Given request: Copy out each line in the material below that has the word "with".

Data for this task:

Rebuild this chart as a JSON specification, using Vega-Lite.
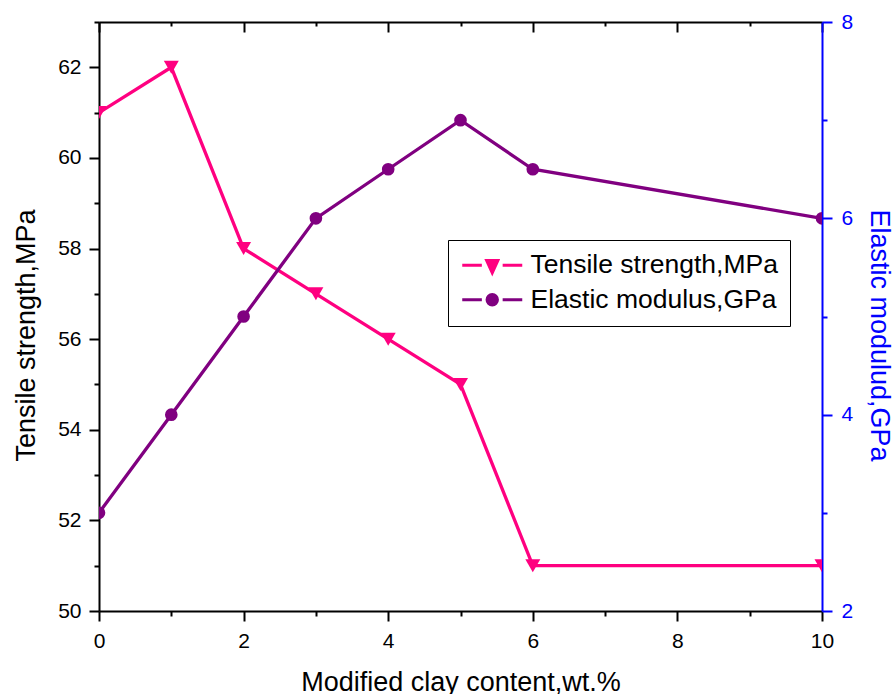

--

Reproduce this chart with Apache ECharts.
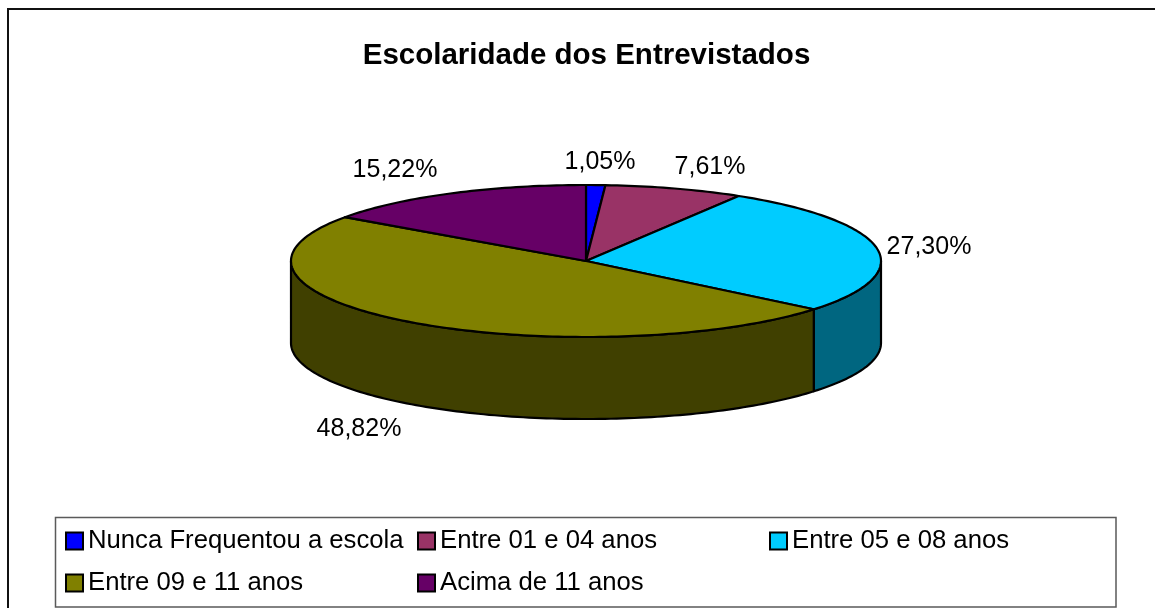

--

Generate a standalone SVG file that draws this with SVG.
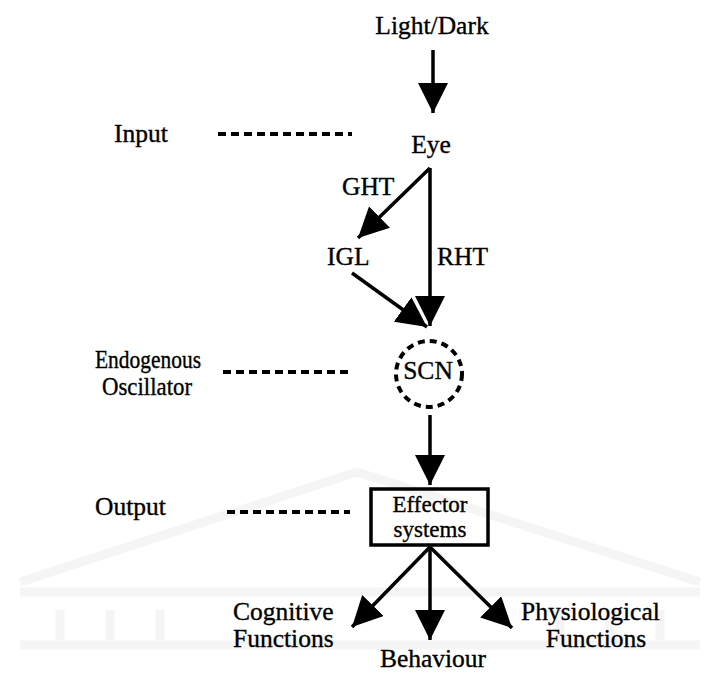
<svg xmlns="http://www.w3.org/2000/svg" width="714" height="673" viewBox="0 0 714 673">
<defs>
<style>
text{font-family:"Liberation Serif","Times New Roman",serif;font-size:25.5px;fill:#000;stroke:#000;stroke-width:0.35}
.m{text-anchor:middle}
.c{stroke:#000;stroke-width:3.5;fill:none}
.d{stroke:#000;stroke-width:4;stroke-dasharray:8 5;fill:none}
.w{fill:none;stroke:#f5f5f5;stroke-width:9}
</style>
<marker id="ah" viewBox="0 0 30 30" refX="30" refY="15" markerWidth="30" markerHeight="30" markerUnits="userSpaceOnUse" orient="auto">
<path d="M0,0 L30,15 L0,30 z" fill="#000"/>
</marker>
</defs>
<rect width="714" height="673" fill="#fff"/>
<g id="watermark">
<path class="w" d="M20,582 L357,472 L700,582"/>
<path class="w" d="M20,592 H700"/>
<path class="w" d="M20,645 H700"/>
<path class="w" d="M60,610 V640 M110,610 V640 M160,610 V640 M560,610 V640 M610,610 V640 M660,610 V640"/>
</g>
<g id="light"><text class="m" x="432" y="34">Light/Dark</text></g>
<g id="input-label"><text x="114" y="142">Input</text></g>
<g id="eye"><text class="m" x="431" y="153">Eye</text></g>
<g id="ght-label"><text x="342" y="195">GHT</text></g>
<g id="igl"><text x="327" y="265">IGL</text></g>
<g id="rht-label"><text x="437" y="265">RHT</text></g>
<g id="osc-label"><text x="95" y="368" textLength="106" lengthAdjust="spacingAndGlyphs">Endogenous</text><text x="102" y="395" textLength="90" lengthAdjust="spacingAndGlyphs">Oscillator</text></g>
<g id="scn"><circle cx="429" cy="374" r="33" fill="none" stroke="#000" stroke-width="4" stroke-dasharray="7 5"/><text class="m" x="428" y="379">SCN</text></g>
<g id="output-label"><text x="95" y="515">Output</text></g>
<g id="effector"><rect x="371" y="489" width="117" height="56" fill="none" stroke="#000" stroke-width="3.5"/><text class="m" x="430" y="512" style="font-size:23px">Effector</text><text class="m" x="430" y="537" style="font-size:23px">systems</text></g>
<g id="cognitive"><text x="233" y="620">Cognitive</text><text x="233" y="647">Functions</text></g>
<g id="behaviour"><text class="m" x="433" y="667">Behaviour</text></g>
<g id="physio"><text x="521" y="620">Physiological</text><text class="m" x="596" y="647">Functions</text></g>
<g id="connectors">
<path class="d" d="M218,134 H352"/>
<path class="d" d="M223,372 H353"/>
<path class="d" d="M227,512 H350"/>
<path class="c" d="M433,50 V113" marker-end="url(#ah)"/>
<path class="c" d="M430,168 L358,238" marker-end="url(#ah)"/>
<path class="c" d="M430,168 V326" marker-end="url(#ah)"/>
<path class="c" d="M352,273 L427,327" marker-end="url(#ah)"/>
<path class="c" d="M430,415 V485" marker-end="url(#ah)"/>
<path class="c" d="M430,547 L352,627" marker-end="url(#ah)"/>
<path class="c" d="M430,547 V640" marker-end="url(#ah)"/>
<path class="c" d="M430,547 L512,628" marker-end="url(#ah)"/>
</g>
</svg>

Written solution:
Reproduce this chart with Apache ECharts.
Generate a standalone SVG file that draws this with SVG.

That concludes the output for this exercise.